Marguerite Duras – The War, A Memoir

A friend recently told me that he likes to save texts, not quotes but texts, larger pieces, that he finds interesting. I am reading this book and thought this was a powerful passage. It is the end of the Second World War and she is wondering if her husband is still alive, thousands reenter Paris each day with scattered stories and sightings of others, and all networks are full of stories of what the Allied Forces are discovering as they march on Berlin…

 

There are an awful lot of them. There really are huge numbers of dead. Seven million Jews have been exterminated – transported in cattle cars, then gassed in specially built gas chambers, then burned in specially built ovens. In Paris, people don’t talk about the Jews yet.
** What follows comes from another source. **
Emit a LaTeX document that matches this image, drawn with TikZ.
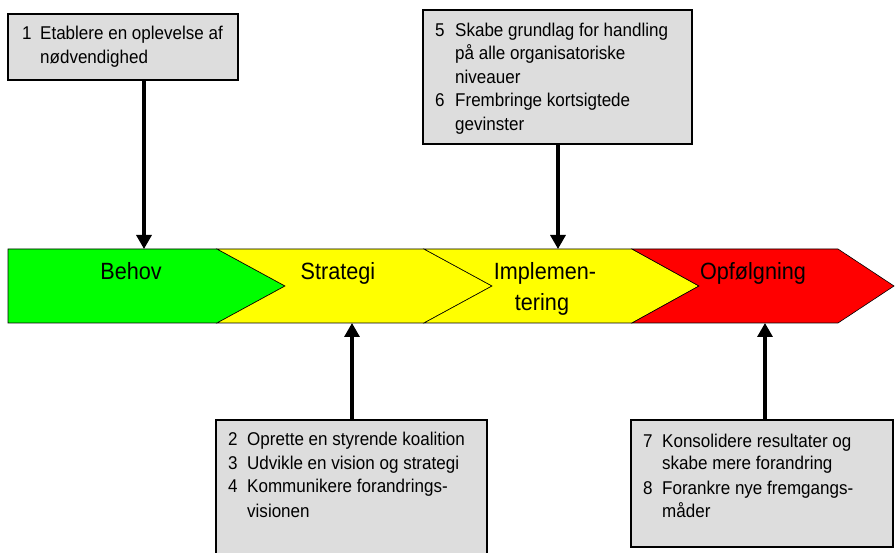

Their infants were handed over to female officials responsible for the strangling of Jewish babies and experts in the art of killing by applying pressure on the carotid arteries. They smile and say it’s painless. This new face of death that has been discovered in Germany – organized, rationalized – produces bewilderment before it arouses indignation. You’re amazed. How can anyone still be a German?  You look for parallels elsewhere and in other times, but there aren’t any. Some people will always be overcome by it, inconsolable. One of the greatest civilized nations in the world, the age long capitol of music, has just systematically murdered eleven million human beings with the utter efficiency of a state industry. The whole world looks at the mountain, the mass of death dealt by God’s creature to his fellows. Someone quotes the name of some German man of letters who’s been very upset and become very depressed and to whom these things have given much food for thought. If Nazi crime is not seen in world terms, it it isn’t understood collectively, then that man at the concentration camp at Belsen who died alone but with the same collective soul and class awareness that made him  undo a bolt on the railroad one night somewhere in Europe, without a leader, without a uniform, without a witness, has been betrayed. If you give a German not a collective interpretation to the Nazi horror, you reduce the man in Belsen to regional dimensions. The only possible answer to this crime is to turn it into a crime committed by everyone. To share it.  Just like the idea of equality and fraternity. In order to bear it, to tolerate the idea of it, we must share the crime.